→ Task to carry out
Write out the entire listing below exactly, with the pictures left out.
⁂
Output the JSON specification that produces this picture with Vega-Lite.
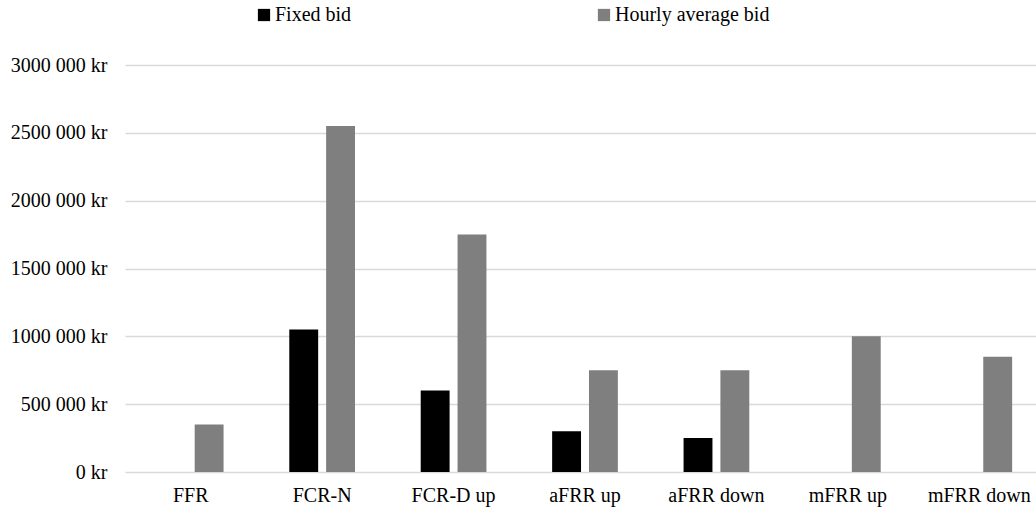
{
  "$schema": "https://vega.github.io/schema/vega-lite/v6.json",
  "autosize": "none",
  "padding": {"left": 125, "top": 65, "right": 0, "bottom": 36},
  "width": 920,
  "height": 407,
  "background": "#ffffff",
  "config": {
    "font": "Liberation Serif",
    "view": {"stroke": null},
    "axis": {"labelFont": "Liberation Serif", "labelFontSize": 20, "labelColor": "#000000"}
  },
  "data": {
    "values": [
      {"market": "FFR", "bid": "Hourly average bid", "value": 350000},
      {"market": "FCR-N", "bid": "Fixed bid", "value": 1050000},
      {"market": "FCR-N", "bid": "Hourly average bid", "value": 2550000},
      {"market": "FCR-D up", "bid": "Fixed bid", "value": 600000},
      {"market": "FCR-D up", "bid": "Hourly average bid", "value": 1750000},
      {"market": "aFRR up", "bid": "Fixed bid", "value": 300000},
      {"market": "aFRR up", "bid": "Hourly average bid", "value": 750000},
      {"market": "aFRR down", "bid": "Fixed bid", "value": 250000},
      {"market": "aFRR down", "bid": "Hourly average bid", "value": 750000},
      {"market": "mFRR up", "bid": "Hourly average bid", "value": 1000000},
      {"market": "mFRR down", "bid": "Hourly average bid", "value": 850000}
    ]
  },
  "mark": {"type": "bar"},
  "encoding": {
    "x": {
      "field": "market",
      "type": "nominal",
      "sort": ["FFR", "FCR-N", "FCR-D up", "aFRR up", "aFRR down", "mFRR up", "mFRR down"],
      "scale": {"paddingInner": 0.5, "paddingOuter": 0.25},
      "axis": {
        "title": null,
        "labelAngle": 0,
        "ticks": false,
        "domain": false,
        "labelPadding": 13,
        "labelBaseline": "top"
      }
    },
    "xOffset": {
      "field": "bid",
      "type": "nominal",
      "scale": {"domain": ["Fixed bid", "Hourly average bid"], "paddingInner": 0.216, "paddingOuter": 0}
    },
    "y": {
      "field": "value",
      "type": "quantitative",
      "scale": {"domain": [0, 3000000], "nice": false},
      "axis": {
        "title": null,
        "values": [0, 500000, 1000000, 1500000, 2000000, 2500000, 3000000],
        "labelExpr": "datum.value == 0 ? '0 kr' : floor(datum.value / 1000) + ' 000 kr'",
        "ticks": false,
        "domain": false,
        "labelPadding": 18,
        "grid": true,
        "gridColor": "#d9d9d9",
        "gridWidth": 1.3
      }
    },
    "color": {
      "field": "bid",
      "type": "nominal",
      "scale": {"domain": ["Fixed bid", "Hourly average bid"], "range": ["#000000", "#7f7f7f"]},
      "legend": {
        "title": null,
        "orient": "none",
        "direction": "horizontal",
        "legendX": 129,
        "legendY": -60,
        "padding": 0,
        "symbolType": "square",
        "symbolSize": 150,
        "symbolStrokeWidth": 0,
        "labelOffset": 1,
        "labelFont": "Liberation Serif",
        "labelFontSize": 20,
        "labelColor": "#000000",
        "columnPadding": 242
      }
    }
  }
}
⁂
→ Correct answer
Output the JSON specification that produces this picture with Vega-Lite.
{
  "$schema": "https://vega.github.io/schema/vega-lite/v6.json",
  "autosize": "none",
  "padding": {"left": 125, "top": 65, "right": 0, "bottom": 36},
  "width": 920,
  "height": 407,
  "background": "#ffffff",
  "config": {
    "font": "Liberation Serif",
    "view": {"stroke": null},
    "axis": {"labelFont": "Liberation Serif", "labelFontSize": 20, "labelColor": "#000000"}
  },
  "data": {
    "values": [
      {"market": "FFR", "bid": "Hourly average bid", "value": 350000},
      {"market": "FCR-N", "bid": "Fixed bid", "value": 1050000},
      {"market": "FCR-N", "bid": "Hourly average bid", "value": 2550000},
      {"market": "FCR-D up", "bid": "Fixed bid", "value": 600000},
      {"market": "FCR-D up", "bid": "Hourly average bid", "value": 1750000},
      {"market": "aFRR up", "bid": "Fixed bid", "value": 300000},
      {"market": "aFRR up", "bid": "Hourly average bid", "value": 750000},
      {"market": "aFRR down", "bid": "Fixed bid", "value": 250000},
      {"market": "aFRR down", "bid": "Hourly average bid", "value": 750000},
      {"market": "mFRR up", "bid": "Hourly average bid", "value": 1000000},
      {"market": "mFRR down", "bid": "Hourly average bid", "value": 850000}
    ]
  },
  "mark": {"type": "bar"},
  "encoding": {
    "x": {
      "field": "market",
      "type": "nominal",
      "sort": ["FFR", "FCR-N", "FCR-D up", "aFRR up", "aFRR down", "mFRR up", "mFRR down"],
      "scale": {"paddingInner": 0.5, "paddingOuter": 0.25},
      "axis": {
        "title": null,
        "labelAngle": 0,
        "ticks": false,
        "domain": false,
        "labelPadding": 13,
        "labelBaseline": "top"
      }
    },
    "xOffset": {
      "field": "bid",
      "type": "nominal",
      "scale": {"domain": ["Fixed bid", "Hourly average bid"], "paddingInner": 0.216, "paddingOuter": 0}
    },
    "y": {
      "field": "value",
      "type": "quantitative",
      "scale": {"domain": [0, 3000000], "nice": false},
      "axis": {
        "title": null,
        "values": [0, 500000, 1000000, 1500000, 2000000, 2500000, 3000000],
        "labelExpr": "datum.value == 0 ? '0 kr' : floor(datum.value / 1000) + ' 000 kr'",
        "ticks": false,
        "domain": false,
        "labelPadding": 18,
        "grid": true,
        "gridColor": "#d9d9d9",
        "gridWidth": 1.3
      }
    },
    "color": {
      "field": "bid",
      "type": "nominal",
      "scale": {"domain": ["Fixed bid", "Hourly average bid"], "range": ["#000000", "#7f7f7f"]},
      "legend": {
        "title": null,
        "orient": "none",
        "direction": "horizontal",
        "legendX": 129,
        "legendY": -60,
        "padding": 0,
        "symbolType": "square",
        "symbolSize": 150,
        "symbolStrokeWidth": 0,
        "labelOffset": 1,
        "labelFont": "Liberation Serif",
        "labelFontSize": 20,
        "labelColor": "#000000",
        "columnPadding": 242
      }
    }
  }
}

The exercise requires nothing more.